* BEGIN *

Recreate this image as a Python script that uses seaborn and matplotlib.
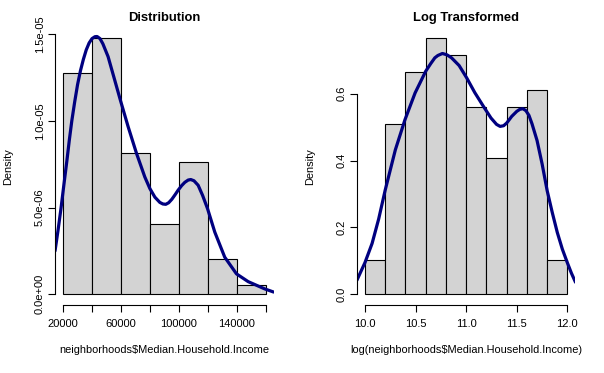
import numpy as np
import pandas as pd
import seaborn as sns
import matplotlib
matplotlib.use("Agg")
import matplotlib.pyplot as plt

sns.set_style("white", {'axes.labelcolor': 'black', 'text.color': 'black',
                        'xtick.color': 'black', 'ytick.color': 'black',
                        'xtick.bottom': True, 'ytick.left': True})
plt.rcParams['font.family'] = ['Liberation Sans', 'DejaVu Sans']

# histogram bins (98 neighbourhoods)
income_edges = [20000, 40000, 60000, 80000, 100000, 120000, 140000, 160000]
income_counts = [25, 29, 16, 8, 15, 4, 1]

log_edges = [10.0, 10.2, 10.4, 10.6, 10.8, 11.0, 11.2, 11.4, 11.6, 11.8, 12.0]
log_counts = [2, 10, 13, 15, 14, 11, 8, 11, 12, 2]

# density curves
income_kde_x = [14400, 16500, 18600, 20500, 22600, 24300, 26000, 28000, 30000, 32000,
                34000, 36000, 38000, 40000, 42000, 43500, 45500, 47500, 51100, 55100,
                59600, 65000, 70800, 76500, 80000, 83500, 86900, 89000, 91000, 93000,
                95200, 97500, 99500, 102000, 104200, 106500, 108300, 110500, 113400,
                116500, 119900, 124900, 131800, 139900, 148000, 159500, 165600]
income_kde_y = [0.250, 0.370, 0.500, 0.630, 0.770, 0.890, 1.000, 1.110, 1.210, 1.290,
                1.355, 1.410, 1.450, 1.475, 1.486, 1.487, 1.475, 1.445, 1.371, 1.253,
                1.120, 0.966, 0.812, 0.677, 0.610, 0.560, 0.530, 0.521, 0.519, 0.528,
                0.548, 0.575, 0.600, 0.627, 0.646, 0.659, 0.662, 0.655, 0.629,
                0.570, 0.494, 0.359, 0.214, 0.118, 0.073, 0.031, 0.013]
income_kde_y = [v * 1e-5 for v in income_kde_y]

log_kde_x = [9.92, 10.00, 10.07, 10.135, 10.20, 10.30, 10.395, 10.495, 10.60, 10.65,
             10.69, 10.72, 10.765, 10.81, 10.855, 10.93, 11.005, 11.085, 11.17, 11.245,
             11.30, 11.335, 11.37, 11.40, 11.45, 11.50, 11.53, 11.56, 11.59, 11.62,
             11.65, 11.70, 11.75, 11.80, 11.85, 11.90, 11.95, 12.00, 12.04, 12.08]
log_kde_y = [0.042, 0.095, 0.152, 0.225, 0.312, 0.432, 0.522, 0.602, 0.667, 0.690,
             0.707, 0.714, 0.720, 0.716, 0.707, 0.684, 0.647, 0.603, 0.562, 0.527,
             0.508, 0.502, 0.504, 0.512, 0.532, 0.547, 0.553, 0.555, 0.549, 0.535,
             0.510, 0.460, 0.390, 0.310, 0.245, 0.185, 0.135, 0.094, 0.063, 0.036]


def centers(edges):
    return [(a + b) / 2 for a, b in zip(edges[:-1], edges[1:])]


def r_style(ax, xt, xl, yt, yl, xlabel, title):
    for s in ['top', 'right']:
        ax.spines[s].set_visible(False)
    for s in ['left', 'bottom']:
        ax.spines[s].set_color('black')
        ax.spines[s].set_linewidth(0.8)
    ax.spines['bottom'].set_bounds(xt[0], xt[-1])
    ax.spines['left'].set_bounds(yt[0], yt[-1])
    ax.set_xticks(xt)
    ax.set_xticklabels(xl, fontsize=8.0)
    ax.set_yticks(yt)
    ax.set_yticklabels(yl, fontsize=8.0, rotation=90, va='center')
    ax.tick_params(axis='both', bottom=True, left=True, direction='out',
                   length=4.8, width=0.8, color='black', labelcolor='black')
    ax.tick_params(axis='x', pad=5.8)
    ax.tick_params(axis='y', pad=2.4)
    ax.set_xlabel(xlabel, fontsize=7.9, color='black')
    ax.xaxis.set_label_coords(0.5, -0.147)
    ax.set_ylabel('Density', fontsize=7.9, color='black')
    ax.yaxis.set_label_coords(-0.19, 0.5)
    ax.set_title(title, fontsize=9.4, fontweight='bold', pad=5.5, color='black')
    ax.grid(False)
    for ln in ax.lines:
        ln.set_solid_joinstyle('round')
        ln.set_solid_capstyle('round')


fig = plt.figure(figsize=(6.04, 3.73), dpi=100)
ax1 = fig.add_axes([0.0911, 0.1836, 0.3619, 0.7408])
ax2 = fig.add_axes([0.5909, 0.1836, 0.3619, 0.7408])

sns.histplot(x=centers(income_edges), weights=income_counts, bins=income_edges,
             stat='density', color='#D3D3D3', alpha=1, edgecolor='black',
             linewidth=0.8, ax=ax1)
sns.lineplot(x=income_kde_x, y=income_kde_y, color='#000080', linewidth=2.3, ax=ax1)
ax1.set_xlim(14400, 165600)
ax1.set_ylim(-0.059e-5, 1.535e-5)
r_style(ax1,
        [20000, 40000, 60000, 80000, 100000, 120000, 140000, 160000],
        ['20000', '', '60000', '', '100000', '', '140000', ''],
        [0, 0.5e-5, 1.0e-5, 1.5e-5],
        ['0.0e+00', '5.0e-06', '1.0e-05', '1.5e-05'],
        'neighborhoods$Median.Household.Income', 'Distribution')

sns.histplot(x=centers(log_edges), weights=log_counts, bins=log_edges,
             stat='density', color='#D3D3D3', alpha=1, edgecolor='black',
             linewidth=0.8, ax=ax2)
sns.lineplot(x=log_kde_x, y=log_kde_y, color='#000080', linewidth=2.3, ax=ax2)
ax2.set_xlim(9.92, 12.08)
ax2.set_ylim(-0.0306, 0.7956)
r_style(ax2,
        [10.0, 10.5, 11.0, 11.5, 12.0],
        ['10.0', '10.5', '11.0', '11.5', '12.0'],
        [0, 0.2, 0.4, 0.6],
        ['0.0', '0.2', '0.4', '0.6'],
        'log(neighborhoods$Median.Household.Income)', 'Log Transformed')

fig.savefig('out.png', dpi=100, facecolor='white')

* END *

■ Exercise aim
Quote all the lines above exactly as given. Do not include the pictures.

■ Expected answer
Recreate this image as a Python script that uses seaborn and matplotlib.
import numpy as np
import pandas as pd
import seaborn as sns
import matplotlib
matplotlib.use("Agg")
import matplotlib.pyplot as plt

sns.set_style("white", {'axes.labelcolor': 'black', 'text.color': 'black',
                        'xtick.color': 'black', 'ytick.color': 'black',
                        'xtick.bottom': True, 'ytick.left': True})
plt.rcParams['font.family'] = ['Liberation Sans', 'DejaVu Sans']

# histogram bins (98 neighbourhoods)
income_edges = [20000, 40000, 60000, 80000, 100000, 120000, 140000, 160000]
income_counts = [25, 29, 16, 8, 15, 4, 1]

log_edges = [10.0, 10.2, 10.4, 10.6, 10.8, 11.0, 11.2, 11.4, 11.6, 11.8, 12.0]
log_counts = [2, 10, 13, 15, 14, 11, 8, 11, 12, 2]

# density curves
income_kde_x = [14400, 16500, 18600, 20500, 22600, 24300, 26000, 28000, 30000, 32000,
                34000, 36000, 38000, 40000, 42000, 43500, 45500, 47500, 51100, 55100,
                59600, 65000, 70800, 76500, 80000, 83500, 86900, 89000, 91000, 93000,
                95200, 97500, 99500, 102000, 104200, 106500, 108300, 110500, 113400,
                116500, 119900, 124900, 131800, 139900, 148000, 159500, 165600]
income_kde_y = [0.250, 0.370, 0.500, 0.630, 0.770, 0.890, 1.000, 1.110, 1.210, 1.290,
                1.355, 1.410, 1.450, 1.475, 1.486, 1.487, 1.475, 1.445, 1.371, 1.253,
                1.120, 0.966, 0.812, 0.677, 0.610, 0.560, 0.530, 0.521, 0.519, 0.528,
                0.548, 0.575, 0.600, 0.627, 0.646, 0.659, 0.662, 0.655, 0.629,
                0.570, 0.494, 0.359, 0.214, 0.118, 0.073, 0.031, 0.013]
income_kde_y = [v * 1e-5 for v in income_kde_y]

log_kde_x = [9.92, 10.00, 10.07, 10.135, 10.20, 10.30, 10.395, 10.495, 10.60, 10.65,
             10.69, 10.72, 10.765, 10.81, 10.855, 10.93, 11.005, 11.085, 11.17, 11.245,
             11.30, 11.335, 11.37, 11.40, 11.45, 11.50, 11.53, 11.56, 11.59, 11.62,
             11.65, 11.70, 11.75, 11.80, 11.85, 11.90, 11.95, 12.00, 12.04, 12.08]
log_kde_y = [0.042, 0.095, 0.152, 0.225, 0.312, 0.432, 0.522, 0.602, 0.667, 0.690,
             0.707, 0.714, 0.720, 0.716, 0.707, 0.684, 0.647, 0.603, 0.562, 0.527,
             0.508, 0.502, 0.504, 0.512, 0.532, 0.547, 0.553, 0.555, 0.549, 0.535,
             0.510, 0.460, 0.390, 0.310, 0.245, 0.185, 0.135, 0.094, 0.063, 0.036]


def centers(edges):
    return [(a + b) / 2 for a, b in zip(edges[:-1], edges[1:])]


def r_style(ax, xt, xl, yt, yl, xlabel, title):
    for s in ['top', 'right']:
        ax.spines[s].set_visible(False)
    for s in ['left', 'bottom']:
        ax.spines[s].set_color('black')
        ax.spines[s].set_linewidth(0.8)
    ax.spines['bottom'].set_bounds(xt[0], xt[-1])
    ax.spines['left'].set_bounds(yt[0], yt[-1])
    ax.set_xticks(xt)
    ax.set_xticklabels(xl, fontsize=8.0)
    ax.set_yticks(yt)
    ax.set_yticklabels(yl, fontsize=8.0, rotation=90, va='center')
    ax.tick_params(axis='both', bottom=True, left=True, direction='out',
                   length=4.8, width=0.8, color='black', labelcolor='black')
    ax.tick_params(axis='x', pad=5.8)
    ax.tick_params(axis='y', pad=2.4)
    ax.set_xlabel(xlabel, fontsize=7.9, color='black')
    ax.xaxis.set_label_coords(0.5, -0.147)
    ax.set_ylabel('Density', fontsize=7.9, color='black')
    ax.yaxis.set_label_coords(-0.19, 0.5)
    ax.set_title(title, fontsize=9.4, fontweight='bold', pad=5.5, color='black')
    ax.grid(False)
    for ln in ax.lines:
        ln.set_solid_joinstyle('round')
        ln.set_solid_capstyle('round')


fig = plt.figure(figsize=(6.04, 3.73), dpi=100)
ax1 = fig.add_axes([0.0911, 0.1836, 0.3619, 0.7408])
ax2 = fig.add_axes([0.5909, 0.1836, 0.3619, 0.7408])

sns.histplot(x=centers(income_edges), weights=income_counts, bins=income_edges,
             stat='density', color='#D3D3D3', alpha=1, edgecolor='black',
             linewidth=0.8, ax=ax1)
sns.lineplot(x=income_kde_x, y=income_kde_y, color='#000080', linewidth=2.3, ax=ax1)
ax1.set_xlim(14400, 165600)
ax1.set_ylim(-0.059e-5, 1.535e-5)
r_style(ax1,
        [20000, 40000, 60000, 80000, 100000, 120000, 140000, 160000],
        ['20000', '', '60000', '', '100000', '', '140000', ''],
        [0, 0.5e-5, 1.0e-5, 1.5e-5],
        ['0.0e+00', '5.0e-06', '1.0e-05', '1.5e-05'],
        'neighborhoods$Median.Household.Income', 'Distribution')

sns.histplot(x=centers(log_edges), weights=log_counts, bins=log_edges,
             stat='density', color='#D3D3D3', alpha=1, edgecolor='black',
             linewidth=0.8, ax=ax2)
sns.lineplot(x=log_kde_x, y=log_kde_y, color='#000080', linewidth=2.3, ax=ax2)
ax2.set_xlim(9.92, 12.08)
ax2.set_ylim(-0.0306, 0.7956)
r_style(ax2,
        [10.0, 10.5, 11.0, 11.5, 12.0],
        ['10.0', '10.5', '11.0', '11.5', '12.0'],
        [0, 0.2, 0.4, 0.6],
        ['0.0', '0.2', '0.4', '0.6'],
        'log(neighborhoods$Median.Household.Income)', 'Log Transformed')

fig.savefig('out.png', dpi=100, facecolor='white')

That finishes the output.